#### [Problem]
Retype word for word the first line of the listing and each line after it up to the line with "7, bottom: 204", with the pictures taken out.

◆ ◆ ◆ ◆

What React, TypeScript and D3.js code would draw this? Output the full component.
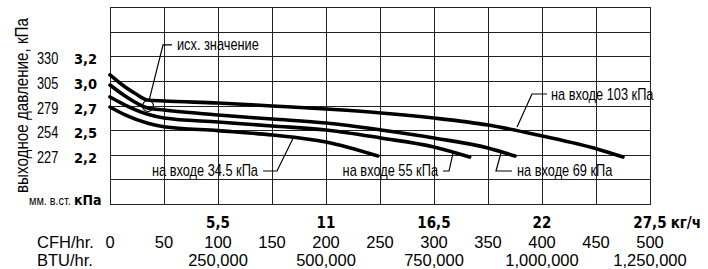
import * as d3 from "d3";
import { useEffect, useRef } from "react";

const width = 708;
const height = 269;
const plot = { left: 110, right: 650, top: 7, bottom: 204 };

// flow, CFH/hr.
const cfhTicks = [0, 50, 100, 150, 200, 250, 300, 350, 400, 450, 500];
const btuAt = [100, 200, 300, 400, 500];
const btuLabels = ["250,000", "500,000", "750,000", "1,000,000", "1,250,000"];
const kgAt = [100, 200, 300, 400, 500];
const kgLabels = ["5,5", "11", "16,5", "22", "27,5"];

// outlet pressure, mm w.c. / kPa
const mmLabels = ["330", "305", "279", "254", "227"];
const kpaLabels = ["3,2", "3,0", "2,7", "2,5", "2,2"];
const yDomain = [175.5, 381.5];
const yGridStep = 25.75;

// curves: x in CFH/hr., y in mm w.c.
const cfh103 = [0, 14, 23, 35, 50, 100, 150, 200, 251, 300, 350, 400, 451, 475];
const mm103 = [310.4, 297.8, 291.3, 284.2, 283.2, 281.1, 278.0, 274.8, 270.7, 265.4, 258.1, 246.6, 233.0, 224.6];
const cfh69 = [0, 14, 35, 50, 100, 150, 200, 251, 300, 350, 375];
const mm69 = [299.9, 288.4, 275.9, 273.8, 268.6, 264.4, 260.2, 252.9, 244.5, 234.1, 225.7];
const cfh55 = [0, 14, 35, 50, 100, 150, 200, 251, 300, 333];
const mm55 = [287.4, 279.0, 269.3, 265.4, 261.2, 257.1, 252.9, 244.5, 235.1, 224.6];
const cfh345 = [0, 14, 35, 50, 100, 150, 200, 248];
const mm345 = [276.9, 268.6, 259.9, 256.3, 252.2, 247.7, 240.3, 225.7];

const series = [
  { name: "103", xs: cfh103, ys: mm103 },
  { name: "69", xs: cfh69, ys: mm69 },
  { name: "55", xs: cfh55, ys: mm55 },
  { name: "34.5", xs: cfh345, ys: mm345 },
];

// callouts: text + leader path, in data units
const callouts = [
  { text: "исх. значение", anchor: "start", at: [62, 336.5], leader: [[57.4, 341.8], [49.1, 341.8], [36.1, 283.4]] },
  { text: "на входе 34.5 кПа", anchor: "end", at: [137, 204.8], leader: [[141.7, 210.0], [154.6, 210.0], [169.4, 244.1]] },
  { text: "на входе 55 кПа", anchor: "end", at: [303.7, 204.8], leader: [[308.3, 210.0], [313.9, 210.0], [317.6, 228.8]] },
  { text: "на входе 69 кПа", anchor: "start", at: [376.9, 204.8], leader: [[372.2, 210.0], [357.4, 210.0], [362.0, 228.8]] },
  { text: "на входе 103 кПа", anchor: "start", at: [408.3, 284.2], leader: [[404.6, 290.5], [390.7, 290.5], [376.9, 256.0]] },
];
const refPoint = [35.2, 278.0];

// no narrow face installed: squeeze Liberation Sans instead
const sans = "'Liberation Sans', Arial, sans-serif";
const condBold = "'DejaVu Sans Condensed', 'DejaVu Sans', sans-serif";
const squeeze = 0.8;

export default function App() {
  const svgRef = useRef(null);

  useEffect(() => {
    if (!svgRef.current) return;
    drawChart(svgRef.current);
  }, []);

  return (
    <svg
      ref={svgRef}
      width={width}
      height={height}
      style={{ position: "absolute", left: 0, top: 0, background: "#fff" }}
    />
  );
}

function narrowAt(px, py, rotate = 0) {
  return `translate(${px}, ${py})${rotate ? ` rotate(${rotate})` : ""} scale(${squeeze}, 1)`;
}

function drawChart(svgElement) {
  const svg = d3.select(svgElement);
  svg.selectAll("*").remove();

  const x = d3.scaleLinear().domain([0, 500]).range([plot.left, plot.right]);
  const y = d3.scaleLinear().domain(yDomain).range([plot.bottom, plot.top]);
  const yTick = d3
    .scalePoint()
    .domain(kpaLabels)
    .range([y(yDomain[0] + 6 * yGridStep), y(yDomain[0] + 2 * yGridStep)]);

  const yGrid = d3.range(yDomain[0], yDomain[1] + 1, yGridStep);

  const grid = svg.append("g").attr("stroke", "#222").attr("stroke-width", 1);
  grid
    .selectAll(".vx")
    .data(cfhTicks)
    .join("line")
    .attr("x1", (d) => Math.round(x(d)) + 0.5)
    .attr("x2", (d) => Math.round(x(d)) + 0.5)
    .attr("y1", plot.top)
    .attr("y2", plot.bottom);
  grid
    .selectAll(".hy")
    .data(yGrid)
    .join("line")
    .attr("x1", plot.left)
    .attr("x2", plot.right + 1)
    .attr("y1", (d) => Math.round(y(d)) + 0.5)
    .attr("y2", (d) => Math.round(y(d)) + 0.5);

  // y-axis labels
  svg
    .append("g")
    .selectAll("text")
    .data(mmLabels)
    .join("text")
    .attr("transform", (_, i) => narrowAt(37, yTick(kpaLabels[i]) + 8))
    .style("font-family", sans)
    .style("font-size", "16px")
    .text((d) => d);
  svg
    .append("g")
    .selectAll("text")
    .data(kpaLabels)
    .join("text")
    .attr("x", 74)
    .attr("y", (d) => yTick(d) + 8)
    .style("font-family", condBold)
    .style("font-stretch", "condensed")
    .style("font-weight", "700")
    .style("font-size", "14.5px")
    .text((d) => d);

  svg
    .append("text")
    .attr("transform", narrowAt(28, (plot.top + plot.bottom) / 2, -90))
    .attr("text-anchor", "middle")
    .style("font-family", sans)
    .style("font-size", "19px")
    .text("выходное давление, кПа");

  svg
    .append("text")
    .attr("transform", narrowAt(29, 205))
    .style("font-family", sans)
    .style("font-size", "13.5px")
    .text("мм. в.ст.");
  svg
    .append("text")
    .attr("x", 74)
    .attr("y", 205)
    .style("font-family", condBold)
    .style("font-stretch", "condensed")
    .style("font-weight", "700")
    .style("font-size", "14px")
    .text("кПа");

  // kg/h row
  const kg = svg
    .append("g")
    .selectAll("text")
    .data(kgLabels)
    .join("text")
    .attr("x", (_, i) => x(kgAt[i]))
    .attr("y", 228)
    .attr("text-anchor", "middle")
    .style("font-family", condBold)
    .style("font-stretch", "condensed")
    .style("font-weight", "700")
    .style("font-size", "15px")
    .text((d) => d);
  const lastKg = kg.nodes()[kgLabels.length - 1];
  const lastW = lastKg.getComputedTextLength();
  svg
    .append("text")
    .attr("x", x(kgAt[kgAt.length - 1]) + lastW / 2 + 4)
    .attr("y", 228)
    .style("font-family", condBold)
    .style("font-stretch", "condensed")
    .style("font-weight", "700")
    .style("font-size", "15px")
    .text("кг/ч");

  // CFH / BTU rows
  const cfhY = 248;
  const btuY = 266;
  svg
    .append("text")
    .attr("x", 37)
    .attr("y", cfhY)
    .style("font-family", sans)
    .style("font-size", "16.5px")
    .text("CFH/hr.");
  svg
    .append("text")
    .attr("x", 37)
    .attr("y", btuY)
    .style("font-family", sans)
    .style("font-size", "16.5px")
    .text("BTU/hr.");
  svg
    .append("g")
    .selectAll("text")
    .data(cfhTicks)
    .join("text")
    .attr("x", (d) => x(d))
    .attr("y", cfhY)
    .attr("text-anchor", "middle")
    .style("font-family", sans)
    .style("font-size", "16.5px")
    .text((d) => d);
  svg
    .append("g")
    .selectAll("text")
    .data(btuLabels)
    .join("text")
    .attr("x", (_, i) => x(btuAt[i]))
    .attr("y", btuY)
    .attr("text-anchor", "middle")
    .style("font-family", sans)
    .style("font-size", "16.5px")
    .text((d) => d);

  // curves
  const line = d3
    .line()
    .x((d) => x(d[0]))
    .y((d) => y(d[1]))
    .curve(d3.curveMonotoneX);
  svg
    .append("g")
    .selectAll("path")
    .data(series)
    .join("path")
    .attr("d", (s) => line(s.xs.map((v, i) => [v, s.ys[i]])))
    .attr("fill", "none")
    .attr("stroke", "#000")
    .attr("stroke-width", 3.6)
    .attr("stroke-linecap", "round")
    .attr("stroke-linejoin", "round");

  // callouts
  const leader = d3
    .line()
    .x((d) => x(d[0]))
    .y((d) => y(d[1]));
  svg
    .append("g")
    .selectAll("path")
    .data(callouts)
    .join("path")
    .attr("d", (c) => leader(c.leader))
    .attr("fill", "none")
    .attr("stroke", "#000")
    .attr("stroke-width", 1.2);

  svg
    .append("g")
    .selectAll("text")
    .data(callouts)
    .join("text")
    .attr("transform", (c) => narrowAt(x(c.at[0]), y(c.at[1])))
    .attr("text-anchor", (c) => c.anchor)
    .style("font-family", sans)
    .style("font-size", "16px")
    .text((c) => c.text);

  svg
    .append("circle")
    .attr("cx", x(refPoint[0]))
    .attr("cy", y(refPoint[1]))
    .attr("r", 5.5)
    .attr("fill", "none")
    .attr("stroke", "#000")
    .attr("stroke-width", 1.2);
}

◆ ◆ ◆ ◆

#### [Complete output]
What React, TypeScript and D3.js code would draw this? Output the full component.
import * as d3 from "d3";
import { useEffect, useRef } from "react";

const width = 708;
const height = 269;
const plot = { left: 110, right: 650, top: 7, bottom: 204 };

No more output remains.